[STATED PROBLEM]: Quote the records that follow in full and exactly; leave out the pictures.

[INFORMATION PROVIDED]:
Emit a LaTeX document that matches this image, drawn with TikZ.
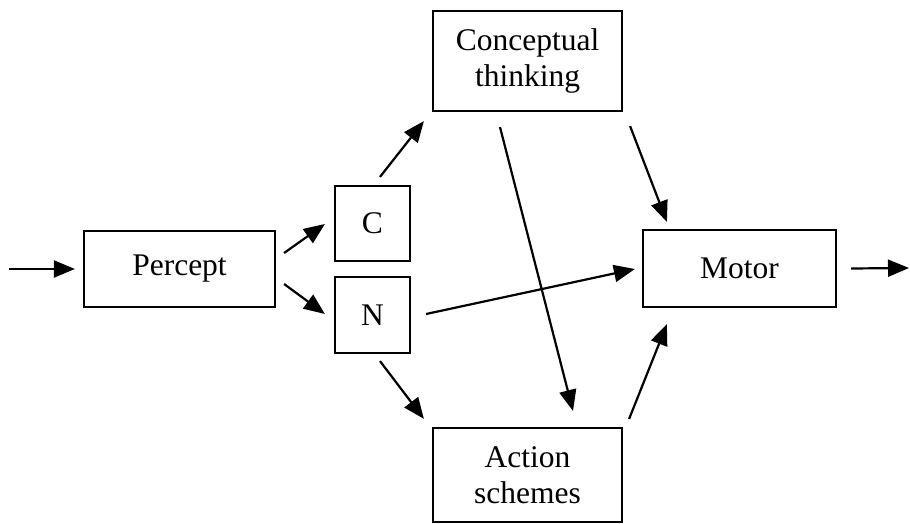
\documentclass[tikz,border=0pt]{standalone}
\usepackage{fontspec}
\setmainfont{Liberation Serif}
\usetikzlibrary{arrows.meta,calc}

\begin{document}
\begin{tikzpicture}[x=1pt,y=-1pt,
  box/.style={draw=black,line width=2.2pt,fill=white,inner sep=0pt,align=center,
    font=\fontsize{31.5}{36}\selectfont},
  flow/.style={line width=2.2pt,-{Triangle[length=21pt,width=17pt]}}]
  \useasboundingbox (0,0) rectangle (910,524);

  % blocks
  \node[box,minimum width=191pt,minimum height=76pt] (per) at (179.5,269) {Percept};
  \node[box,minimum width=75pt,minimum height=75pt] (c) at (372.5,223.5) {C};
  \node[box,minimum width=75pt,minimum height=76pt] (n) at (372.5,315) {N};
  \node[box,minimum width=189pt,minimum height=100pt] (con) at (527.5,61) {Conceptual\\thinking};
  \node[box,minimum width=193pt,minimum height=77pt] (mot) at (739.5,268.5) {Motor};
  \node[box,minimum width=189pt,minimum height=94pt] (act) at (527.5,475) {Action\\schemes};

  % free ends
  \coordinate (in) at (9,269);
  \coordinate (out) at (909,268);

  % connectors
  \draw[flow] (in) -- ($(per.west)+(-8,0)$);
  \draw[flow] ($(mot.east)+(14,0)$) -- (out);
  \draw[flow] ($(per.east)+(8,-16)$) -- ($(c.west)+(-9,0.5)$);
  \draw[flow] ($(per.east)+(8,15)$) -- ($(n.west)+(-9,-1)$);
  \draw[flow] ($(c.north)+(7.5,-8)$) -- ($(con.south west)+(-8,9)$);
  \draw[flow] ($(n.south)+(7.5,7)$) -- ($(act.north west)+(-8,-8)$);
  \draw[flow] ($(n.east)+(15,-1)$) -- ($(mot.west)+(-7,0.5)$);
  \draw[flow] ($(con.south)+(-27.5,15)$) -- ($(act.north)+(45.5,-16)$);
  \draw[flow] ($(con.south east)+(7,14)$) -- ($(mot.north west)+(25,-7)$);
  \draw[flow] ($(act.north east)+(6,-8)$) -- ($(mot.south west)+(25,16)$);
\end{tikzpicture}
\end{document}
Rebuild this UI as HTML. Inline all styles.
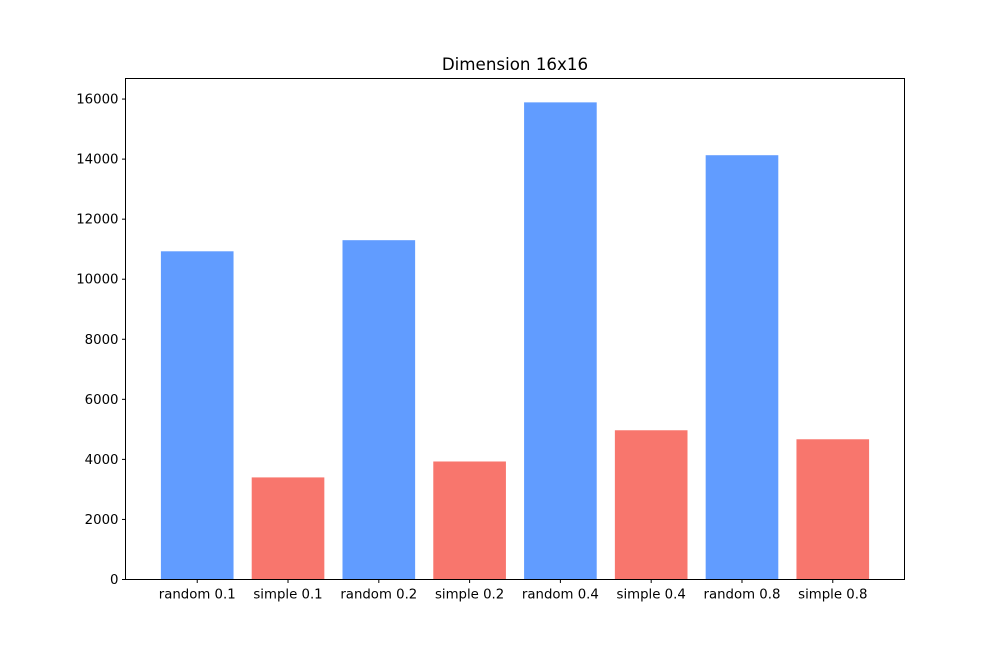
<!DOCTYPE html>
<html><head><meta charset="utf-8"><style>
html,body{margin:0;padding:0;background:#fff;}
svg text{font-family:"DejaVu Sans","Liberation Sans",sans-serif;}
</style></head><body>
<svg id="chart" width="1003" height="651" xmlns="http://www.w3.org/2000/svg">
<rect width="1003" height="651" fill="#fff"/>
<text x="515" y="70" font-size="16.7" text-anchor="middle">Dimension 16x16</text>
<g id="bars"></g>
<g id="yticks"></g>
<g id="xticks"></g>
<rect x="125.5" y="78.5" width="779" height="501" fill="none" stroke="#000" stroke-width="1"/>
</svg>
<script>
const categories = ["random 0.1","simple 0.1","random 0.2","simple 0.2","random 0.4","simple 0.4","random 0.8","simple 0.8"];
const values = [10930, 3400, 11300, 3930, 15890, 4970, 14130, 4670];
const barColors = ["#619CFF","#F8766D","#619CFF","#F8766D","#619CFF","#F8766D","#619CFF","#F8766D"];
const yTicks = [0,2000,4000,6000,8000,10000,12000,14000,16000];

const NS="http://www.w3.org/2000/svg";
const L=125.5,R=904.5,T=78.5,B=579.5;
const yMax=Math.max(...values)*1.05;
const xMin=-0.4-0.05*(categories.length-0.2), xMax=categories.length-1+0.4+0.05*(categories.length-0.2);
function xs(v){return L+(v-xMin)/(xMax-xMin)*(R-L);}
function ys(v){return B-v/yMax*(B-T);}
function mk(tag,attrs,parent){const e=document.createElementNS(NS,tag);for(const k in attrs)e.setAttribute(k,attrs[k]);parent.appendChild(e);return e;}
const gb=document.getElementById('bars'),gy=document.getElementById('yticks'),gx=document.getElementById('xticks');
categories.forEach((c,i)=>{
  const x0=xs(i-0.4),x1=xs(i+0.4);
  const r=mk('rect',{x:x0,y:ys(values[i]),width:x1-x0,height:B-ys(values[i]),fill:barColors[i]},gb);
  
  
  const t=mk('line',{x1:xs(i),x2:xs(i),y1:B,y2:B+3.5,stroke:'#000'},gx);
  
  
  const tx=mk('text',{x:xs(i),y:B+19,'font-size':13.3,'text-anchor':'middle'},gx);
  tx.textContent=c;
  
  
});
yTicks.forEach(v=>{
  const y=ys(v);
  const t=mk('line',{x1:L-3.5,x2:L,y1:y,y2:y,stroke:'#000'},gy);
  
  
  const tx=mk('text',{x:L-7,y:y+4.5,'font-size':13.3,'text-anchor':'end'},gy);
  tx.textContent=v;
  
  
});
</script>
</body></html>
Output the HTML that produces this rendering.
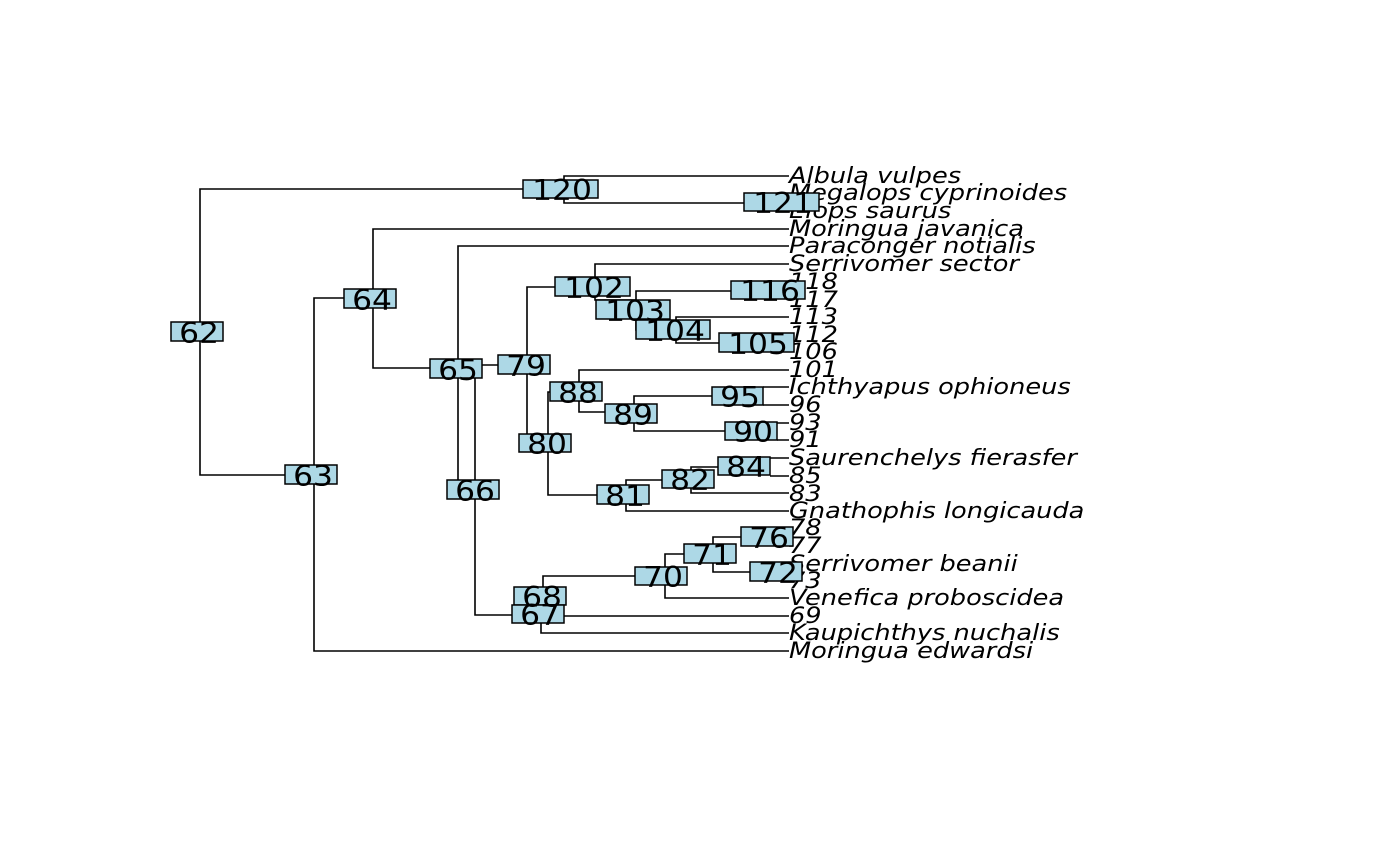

[ANSWER BELOW]:
Emit a LaTeX document that matches this image, drawn with TikZ.
\documentclass[tikz,border=0pt]{standalone}
\usepackage{fontspec}
\setmainfont{Liberation Serif}
\usetikzlibrary{arrows.meta,calc}

\begin{document}
\begin{tikzpicture}[x=1pt,y=-1pt,
  box/.style={draw=black,line width=2.2pt,fill=white,inner sep=0pt,align=center,
    font=\fontsize{31.5}{36}\selectfont},
  flow/.style={line width=2.2pt,-{Triangle[length=21pt,width=17pt]}}]
  \useasboundingbox (0,0) rectangle (910,524);

  % blocks
  \node[box,minimum width=191pt,minimum height=76pt] (per) at (179.5,269) {Percept};
  \node[box,minimum width=75pt,minimum height=75pt] (c) at (372.5,223.5) {C};
  \node[box,minimum width=75pt,minimum height=76pt] (n) at (372.5,315) {N};
  \node[box,minimum width=189pt,minimum height=100pt] (con) at (527.5,61) {Conceptual\\thinking};
  \node[box,minimum width=193pt,minimum height=77pt] (mot) at (739.5,268.5) {Motor};
  \node[box,minimum width=189pt,minimum height=94pt] (act) at (527.5,475) {Action\\schemes};

  % free ends
  \coordinate (in) at (9,269);
  \coordinate (out) at (909,268);

  % connectors
  \draw[flow] (in) -- ($(per.west)+(-8,0)$);
  \draw[flow] ($(mot.east)+(14,0)$) -- (out);
  \draw[flow] ($(per.east)+(8,-16)$) -- ($(c.west)+(-9,0.5)$);
  \draw[flow] ($(per.east)+(8,15)$) -- ($(n.west)+(-9,-1)$);
  \draw[flow] ($(c.north)+(7.5,-8)$) -- ($(con.south west)+(-8,9)$);
  \draw[flow] ($(n.south)+(7.5,7)$) -- ($(act.north west)+(-8,-8)$);
  \draw[flow] ($(n.east)+(15,-1)$) -- ($(mot.west)+(-7,0.5)$);
  \draw[flow] ($(con.south)+(-27.5,15)$) -- ($(act.north)+(45.5,-16)$);
  \draw[flow] ($(con.south east)+(7,14)$) -- ($(mot.north west)+(25,-7)$);
  \draw[flow] ($(act.north east)+(6,-8)$) -- ($(mot.south west)+(25,16)$);
\end{tikzpicture}
\end{document}
Rebuild this UI as HTML. Inline all styles.
<!DOCTYPE html>
<html><head><meta charset="utf-8"><style>
html,body{margin:0;padding:0;background:#fff;}
svg text{font-family:"DejaVu Sans","Liberation Sans",sans-serif;}
</style></head><body>
<svg id="chart" width="1003" height="651" xmlns="http://www.w3.org/2000/svg">
<rect width="1003" height="651" fill="#fff"/>
<text x="515" y="70" font-size="16.7" text-anchor="middle">Dimension 16x16</text>
<g id="bars"></g>
<g id="yticks"></g>
<g id="xticks"></g>
<rect x="125.5" y="78.5" width="779" height="501" fill="none" stroke="#000" stroke-width="1"/>
</svg>
<script>
const categories = ["random 0.1","simple 0.1","random 0.2","simple 0.2","random 0.4","simple 0.4","random 0.8","simple 0.8"];
const values = [10930, 3400, 11300, 3930, 15890, 4970, 14130, 4670];
const barColors = ["#619CFF","#F8766D","#619CFF","#F8766D","#619CFF","#F8766D","#619CFF","#F8766D"];
const yTicks = [0,2000,4000,6000,8000,10000,12000,14000,16000];

const NS="http://www.w3.org/2000/svg";
const L=125.5,R=904.5,T=78.5,B=579.5;
const yMax=Math.max(...values)*1.05;
const xMin=-0.4-0.05*(categories.length-0.2), xMax=categories.length-1+0.4+0.05*(categories.length-0.2);
function xs(v){return L+(v-xMin)/(xMax-xMin)*(R-L);}
function ys(v){return B-v/yMax*(B-T);}
function mk(tag,attrs,parent){const e=document.createElementNS(NS,tag);for(const k in attrs)e.setAttribute(k,attrs[k]);parent.appendChild(e);return e;}
const gb=document.getElementById('bars'),gy=document.getElementById('yticks'),gx=document.getElementById('xticks');
categories.forEach((c,i)=>{
  const x0=xs(i-0.4),x1=xs(i+0.4);
  const r=mk('rect',{x:x0,y:ys(values[i]),width:x1-x0,height:B-ys(values[i]),fill:barColors[i]},gb);
  
  
  const t=mk('line',{x1:xs(i),x2:xs(i),y1:B,y2:B+3.5,stroke:'#000'},gx);
  
  
  const tx=mk('text',{x:xs(i),y:B+19,'font-size':13.3,'text-anchor':'middle'},gx);
  tx.textContent=c;
  
  
});
yTicks.forEach(v=>{
  const y=ys(v);
  const t=mk('line',{x1:L-3.5,x2:L,y1:y,y2:y,stroke:'#000'},gy);
  
  
  const tx=mk('text',{x:L-7,y:y+4.5,'font-size':13.3,'text-anchor':'end'},gy);
  tx.textContent=v;
  
  
});
</script>
</body></html>
Output the HTML that produces this rendering.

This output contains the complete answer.